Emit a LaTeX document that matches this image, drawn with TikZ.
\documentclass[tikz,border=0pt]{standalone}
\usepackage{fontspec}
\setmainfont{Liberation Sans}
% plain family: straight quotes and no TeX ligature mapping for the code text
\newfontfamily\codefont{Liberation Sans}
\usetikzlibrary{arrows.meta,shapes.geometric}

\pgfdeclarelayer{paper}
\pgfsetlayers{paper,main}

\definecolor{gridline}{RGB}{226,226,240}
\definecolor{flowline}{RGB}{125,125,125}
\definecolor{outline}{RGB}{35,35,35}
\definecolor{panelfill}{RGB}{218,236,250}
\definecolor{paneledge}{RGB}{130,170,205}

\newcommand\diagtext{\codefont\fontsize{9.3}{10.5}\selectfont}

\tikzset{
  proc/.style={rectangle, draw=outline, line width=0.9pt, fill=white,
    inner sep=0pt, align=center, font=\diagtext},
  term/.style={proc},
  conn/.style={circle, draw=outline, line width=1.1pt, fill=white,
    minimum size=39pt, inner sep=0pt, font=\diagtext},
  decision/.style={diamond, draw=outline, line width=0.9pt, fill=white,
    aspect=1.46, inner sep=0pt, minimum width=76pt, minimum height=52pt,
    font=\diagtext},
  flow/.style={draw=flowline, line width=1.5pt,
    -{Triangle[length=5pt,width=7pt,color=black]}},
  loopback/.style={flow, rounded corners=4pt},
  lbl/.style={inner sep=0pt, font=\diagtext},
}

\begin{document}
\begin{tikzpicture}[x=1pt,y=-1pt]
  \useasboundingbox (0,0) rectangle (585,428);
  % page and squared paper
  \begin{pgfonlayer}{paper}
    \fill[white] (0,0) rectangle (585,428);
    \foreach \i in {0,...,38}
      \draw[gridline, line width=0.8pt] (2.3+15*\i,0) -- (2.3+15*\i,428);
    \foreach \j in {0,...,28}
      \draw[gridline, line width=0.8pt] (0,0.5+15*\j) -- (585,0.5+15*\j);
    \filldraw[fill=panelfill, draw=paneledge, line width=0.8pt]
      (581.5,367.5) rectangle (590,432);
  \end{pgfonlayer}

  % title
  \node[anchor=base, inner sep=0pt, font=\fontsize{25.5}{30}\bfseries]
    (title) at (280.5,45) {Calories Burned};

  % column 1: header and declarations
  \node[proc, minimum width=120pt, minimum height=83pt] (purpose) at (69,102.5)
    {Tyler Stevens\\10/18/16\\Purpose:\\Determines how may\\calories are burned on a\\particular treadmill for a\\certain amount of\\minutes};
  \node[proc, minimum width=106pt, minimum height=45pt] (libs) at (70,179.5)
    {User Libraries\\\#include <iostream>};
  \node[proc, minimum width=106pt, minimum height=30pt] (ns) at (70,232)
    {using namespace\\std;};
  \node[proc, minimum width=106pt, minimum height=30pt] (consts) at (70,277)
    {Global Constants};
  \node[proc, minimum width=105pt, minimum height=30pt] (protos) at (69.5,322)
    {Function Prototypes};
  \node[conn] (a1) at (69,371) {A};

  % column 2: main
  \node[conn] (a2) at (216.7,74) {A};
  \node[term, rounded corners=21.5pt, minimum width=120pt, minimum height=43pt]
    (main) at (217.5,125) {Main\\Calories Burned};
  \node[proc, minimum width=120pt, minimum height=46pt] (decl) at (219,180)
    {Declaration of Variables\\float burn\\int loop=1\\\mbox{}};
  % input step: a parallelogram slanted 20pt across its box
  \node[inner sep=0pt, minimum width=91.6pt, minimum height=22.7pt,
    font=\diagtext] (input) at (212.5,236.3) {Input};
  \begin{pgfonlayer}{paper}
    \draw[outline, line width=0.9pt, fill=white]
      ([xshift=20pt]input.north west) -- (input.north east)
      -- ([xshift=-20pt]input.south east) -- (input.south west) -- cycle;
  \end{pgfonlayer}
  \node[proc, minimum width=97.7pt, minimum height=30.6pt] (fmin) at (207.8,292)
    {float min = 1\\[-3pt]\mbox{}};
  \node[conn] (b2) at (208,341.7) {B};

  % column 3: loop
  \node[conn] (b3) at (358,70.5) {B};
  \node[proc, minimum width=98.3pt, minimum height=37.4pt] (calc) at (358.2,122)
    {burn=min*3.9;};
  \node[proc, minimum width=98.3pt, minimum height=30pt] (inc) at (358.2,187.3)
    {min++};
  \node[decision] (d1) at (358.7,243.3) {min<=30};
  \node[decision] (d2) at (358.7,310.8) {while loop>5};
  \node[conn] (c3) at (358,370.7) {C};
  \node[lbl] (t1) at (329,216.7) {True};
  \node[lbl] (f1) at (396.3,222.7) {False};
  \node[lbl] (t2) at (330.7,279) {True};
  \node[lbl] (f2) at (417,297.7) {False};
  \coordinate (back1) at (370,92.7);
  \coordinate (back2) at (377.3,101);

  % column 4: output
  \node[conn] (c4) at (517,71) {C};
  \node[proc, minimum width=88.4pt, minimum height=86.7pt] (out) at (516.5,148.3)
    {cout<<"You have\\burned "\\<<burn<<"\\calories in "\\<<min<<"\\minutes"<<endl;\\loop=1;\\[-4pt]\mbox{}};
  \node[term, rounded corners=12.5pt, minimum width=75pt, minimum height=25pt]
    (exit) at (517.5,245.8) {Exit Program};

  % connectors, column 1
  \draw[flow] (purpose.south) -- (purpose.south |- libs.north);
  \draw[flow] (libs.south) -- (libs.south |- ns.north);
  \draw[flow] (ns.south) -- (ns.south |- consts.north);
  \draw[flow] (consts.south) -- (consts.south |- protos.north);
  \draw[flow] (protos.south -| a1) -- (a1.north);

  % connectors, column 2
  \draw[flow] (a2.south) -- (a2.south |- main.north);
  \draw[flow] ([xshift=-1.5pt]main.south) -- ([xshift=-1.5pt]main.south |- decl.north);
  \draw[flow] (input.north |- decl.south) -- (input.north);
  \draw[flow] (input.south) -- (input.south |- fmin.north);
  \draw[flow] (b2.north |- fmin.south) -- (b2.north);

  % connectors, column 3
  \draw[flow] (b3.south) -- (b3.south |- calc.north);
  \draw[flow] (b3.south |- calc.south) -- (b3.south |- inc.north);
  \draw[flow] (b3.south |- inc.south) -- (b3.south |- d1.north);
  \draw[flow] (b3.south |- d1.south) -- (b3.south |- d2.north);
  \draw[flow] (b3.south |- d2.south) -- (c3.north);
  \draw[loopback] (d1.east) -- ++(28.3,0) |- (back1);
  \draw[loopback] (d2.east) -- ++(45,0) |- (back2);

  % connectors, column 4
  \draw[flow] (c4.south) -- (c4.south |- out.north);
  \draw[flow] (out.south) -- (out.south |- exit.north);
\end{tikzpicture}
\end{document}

...

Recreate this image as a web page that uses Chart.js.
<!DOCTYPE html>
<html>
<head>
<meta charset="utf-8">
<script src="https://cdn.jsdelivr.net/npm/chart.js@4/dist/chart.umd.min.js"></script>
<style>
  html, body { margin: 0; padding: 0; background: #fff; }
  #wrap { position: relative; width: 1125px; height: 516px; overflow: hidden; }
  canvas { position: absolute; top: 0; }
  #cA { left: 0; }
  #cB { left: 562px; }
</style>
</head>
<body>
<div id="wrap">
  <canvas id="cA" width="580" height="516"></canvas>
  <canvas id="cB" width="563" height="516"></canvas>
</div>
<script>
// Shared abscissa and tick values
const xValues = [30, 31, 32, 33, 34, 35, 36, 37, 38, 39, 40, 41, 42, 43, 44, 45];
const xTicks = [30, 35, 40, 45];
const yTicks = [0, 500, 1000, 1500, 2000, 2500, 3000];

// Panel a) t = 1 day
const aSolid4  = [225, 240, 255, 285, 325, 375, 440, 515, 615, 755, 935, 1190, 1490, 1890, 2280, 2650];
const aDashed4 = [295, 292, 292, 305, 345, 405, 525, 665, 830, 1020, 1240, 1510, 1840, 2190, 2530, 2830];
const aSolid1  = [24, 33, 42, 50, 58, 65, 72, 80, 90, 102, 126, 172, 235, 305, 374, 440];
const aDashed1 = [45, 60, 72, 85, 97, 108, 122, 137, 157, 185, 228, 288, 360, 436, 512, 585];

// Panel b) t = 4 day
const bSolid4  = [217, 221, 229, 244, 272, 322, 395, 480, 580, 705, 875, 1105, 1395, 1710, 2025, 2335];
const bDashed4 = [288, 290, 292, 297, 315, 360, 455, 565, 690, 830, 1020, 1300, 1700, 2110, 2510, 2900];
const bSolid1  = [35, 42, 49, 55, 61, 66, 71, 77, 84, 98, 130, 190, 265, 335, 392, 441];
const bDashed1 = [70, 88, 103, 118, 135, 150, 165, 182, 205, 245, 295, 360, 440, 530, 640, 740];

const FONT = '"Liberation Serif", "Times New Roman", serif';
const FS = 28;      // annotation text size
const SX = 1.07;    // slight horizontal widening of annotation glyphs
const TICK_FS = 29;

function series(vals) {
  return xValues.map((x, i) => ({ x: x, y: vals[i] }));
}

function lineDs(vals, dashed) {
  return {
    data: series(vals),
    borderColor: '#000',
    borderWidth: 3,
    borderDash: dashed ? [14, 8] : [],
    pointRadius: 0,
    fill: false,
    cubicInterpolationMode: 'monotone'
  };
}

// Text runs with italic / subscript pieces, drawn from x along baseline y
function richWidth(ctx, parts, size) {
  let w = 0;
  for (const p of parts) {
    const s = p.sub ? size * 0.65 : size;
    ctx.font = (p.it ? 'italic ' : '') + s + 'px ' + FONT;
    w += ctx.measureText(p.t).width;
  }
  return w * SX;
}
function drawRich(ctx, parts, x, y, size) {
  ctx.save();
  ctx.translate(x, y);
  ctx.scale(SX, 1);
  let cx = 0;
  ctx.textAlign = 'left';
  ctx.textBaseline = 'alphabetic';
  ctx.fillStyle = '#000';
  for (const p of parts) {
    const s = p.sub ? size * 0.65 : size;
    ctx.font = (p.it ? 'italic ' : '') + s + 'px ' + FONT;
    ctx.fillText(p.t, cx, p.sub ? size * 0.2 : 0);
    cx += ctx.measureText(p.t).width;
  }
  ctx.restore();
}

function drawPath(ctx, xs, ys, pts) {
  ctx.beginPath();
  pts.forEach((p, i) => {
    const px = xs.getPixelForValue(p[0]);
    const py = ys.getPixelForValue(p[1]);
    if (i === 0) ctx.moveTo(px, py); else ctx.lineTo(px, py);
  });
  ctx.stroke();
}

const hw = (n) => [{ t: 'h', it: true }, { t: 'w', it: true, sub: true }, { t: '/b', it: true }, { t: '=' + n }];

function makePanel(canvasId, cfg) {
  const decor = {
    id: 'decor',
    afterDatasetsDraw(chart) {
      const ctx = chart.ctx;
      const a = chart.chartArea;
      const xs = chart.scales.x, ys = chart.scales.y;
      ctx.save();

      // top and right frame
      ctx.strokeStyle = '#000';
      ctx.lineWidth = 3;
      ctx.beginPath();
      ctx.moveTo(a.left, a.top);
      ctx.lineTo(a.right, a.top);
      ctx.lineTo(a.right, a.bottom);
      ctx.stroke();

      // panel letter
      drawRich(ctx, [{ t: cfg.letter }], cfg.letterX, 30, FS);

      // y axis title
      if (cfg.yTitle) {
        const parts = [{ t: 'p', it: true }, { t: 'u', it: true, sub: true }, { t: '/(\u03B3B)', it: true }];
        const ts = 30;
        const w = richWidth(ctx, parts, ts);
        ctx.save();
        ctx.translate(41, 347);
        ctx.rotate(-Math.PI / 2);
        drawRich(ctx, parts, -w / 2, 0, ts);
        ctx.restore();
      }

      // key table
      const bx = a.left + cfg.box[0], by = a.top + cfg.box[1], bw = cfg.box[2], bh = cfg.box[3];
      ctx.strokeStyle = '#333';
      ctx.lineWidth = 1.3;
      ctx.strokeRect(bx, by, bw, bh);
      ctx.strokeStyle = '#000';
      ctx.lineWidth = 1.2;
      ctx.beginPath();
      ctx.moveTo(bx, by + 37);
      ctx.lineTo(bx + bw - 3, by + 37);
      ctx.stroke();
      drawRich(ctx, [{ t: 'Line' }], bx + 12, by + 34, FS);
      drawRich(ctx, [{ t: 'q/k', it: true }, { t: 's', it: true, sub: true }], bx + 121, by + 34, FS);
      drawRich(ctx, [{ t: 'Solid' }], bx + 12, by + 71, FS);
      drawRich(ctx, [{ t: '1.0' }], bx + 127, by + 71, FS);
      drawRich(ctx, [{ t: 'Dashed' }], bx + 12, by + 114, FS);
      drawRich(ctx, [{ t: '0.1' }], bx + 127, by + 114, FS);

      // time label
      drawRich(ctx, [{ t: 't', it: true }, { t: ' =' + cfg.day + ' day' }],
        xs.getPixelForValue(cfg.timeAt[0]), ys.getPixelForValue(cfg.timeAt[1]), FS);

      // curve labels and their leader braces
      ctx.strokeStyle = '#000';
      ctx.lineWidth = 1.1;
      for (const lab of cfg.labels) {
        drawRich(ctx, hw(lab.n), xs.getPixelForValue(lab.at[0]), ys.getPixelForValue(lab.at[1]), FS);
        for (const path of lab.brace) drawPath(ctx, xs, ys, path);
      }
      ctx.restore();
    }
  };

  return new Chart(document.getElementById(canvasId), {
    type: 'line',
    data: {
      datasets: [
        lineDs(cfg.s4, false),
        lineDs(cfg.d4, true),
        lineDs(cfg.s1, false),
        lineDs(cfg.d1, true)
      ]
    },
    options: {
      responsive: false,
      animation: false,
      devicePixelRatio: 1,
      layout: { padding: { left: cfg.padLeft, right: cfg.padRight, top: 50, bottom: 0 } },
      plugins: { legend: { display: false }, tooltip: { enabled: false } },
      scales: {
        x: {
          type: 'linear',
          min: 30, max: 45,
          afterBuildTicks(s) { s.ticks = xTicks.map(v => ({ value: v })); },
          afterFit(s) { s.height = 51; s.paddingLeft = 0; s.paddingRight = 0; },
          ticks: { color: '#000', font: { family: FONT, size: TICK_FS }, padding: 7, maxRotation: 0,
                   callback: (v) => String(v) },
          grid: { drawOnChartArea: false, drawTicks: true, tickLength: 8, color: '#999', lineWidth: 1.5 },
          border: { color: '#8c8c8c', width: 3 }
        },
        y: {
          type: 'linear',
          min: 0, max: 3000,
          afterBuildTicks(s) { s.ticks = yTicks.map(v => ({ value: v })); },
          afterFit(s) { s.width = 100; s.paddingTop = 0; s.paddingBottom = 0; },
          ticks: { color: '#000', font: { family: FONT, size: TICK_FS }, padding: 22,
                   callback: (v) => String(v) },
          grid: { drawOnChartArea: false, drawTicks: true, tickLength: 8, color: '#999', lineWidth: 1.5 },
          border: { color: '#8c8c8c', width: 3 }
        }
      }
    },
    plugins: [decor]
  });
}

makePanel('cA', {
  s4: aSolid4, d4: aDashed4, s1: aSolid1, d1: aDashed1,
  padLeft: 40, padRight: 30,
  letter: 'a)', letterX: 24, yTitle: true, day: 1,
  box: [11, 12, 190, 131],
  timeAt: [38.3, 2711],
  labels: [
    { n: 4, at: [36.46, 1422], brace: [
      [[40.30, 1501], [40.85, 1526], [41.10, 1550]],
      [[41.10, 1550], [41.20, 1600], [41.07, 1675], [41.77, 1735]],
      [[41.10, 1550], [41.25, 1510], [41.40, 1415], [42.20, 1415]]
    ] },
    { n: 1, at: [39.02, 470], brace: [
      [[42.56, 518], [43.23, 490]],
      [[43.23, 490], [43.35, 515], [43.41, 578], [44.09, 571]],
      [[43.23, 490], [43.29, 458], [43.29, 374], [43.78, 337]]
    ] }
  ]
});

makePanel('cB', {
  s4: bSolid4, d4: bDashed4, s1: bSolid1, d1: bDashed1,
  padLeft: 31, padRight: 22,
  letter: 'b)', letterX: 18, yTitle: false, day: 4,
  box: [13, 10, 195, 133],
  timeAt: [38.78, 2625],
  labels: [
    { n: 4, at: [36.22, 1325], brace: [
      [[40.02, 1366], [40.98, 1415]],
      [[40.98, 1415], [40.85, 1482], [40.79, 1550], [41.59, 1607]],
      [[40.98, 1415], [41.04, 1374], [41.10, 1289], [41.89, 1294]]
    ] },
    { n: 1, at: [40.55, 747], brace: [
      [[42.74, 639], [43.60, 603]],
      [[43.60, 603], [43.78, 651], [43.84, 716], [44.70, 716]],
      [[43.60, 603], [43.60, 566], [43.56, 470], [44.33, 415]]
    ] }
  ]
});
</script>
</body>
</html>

---

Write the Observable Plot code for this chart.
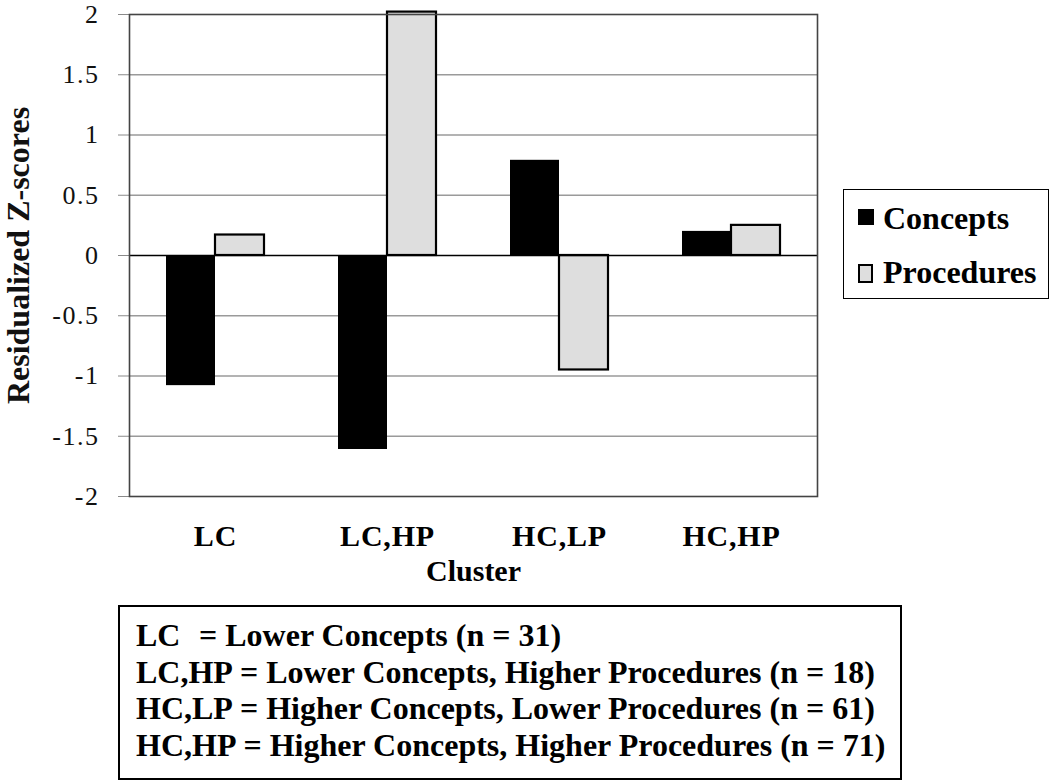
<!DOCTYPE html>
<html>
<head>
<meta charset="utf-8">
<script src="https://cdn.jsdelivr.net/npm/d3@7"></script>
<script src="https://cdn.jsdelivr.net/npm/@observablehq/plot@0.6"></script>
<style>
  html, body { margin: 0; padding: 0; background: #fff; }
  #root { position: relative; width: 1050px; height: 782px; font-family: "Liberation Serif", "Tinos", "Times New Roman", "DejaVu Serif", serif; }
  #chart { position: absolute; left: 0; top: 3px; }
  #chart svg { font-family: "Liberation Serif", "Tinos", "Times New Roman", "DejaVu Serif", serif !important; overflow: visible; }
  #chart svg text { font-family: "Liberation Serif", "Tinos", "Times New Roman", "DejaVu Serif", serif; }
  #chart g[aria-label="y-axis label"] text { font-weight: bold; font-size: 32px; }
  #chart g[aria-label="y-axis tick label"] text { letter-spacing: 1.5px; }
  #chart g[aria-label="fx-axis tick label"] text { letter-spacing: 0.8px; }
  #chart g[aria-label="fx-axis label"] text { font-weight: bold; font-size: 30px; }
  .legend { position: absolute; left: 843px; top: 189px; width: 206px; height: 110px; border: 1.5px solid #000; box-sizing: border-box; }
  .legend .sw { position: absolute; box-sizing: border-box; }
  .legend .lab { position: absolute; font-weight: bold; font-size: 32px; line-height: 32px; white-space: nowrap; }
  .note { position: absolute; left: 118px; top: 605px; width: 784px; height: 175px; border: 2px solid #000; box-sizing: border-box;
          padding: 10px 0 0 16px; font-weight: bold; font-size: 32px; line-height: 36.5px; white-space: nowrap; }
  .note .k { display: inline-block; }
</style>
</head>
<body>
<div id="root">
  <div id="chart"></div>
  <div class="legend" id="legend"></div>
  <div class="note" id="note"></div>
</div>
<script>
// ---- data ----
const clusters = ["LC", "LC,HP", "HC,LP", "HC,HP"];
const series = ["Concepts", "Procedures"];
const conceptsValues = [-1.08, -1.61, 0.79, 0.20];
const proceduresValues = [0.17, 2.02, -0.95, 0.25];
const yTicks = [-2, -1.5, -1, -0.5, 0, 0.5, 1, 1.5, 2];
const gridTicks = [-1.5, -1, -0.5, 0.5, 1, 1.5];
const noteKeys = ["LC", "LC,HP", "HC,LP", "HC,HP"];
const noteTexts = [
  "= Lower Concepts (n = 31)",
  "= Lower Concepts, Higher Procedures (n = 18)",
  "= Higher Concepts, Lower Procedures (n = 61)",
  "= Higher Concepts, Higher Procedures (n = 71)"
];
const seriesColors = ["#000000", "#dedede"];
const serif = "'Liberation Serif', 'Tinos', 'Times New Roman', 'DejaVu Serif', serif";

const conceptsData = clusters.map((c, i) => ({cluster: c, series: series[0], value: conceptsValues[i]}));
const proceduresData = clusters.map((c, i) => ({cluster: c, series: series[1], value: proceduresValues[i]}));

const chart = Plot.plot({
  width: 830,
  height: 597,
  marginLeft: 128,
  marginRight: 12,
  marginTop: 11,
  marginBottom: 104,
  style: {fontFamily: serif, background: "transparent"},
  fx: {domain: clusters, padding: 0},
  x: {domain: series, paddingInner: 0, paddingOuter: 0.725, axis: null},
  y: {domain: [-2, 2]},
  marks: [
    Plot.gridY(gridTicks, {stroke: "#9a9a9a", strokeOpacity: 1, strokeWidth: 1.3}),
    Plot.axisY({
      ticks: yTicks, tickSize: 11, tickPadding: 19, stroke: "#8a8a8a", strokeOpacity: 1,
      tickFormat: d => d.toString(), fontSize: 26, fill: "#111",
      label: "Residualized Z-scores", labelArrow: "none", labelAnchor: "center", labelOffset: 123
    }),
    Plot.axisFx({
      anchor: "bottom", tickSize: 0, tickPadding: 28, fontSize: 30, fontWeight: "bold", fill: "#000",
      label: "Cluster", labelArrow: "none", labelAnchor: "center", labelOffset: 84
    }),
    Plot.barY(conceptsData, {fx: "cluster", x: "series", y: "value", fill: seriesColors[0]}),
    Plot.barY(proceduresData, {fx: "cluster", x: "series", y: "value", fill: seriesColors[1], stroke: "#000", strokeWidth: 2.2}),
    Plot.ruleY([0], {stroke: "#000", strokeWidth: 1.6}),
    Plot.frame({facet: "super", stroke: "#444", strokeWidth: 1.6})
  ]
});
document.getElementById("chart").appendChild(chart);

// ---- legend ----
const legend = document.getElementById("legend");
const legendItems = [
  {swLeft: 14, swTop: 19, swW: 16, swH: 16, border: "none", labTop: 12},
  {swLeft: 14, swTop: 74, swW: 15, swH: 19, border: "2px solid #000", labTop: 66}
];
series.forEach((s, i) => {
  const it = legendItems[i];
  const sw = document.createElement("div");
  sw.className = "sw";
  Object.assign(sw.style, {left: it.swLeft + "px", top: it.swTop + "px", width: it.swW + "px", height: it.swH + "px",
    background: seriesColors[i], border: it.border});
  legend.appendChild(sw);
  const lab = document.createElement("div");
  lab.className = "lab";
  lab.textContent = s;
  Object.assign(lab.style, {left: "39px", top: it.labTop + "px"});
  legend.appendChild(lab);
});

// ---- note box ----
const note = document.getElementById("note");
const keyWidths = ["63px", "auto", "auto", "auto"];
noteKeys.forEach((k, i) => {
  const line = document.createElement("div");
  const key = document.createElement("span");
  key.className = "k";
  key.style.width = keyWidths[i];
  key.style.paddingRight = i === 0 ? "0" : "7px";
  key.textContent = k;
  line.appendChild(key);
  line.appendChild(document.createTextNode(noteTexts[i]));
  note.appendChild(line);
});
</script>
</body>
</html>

**What the exercise asks**
Copy out each line of the records where the string "drawn" appears.

**Written answer**
Emit a LaTeX document that matches this image, drawn with TikZ.
// Text runs with italic / subscript pieces, drawn from x along baseline y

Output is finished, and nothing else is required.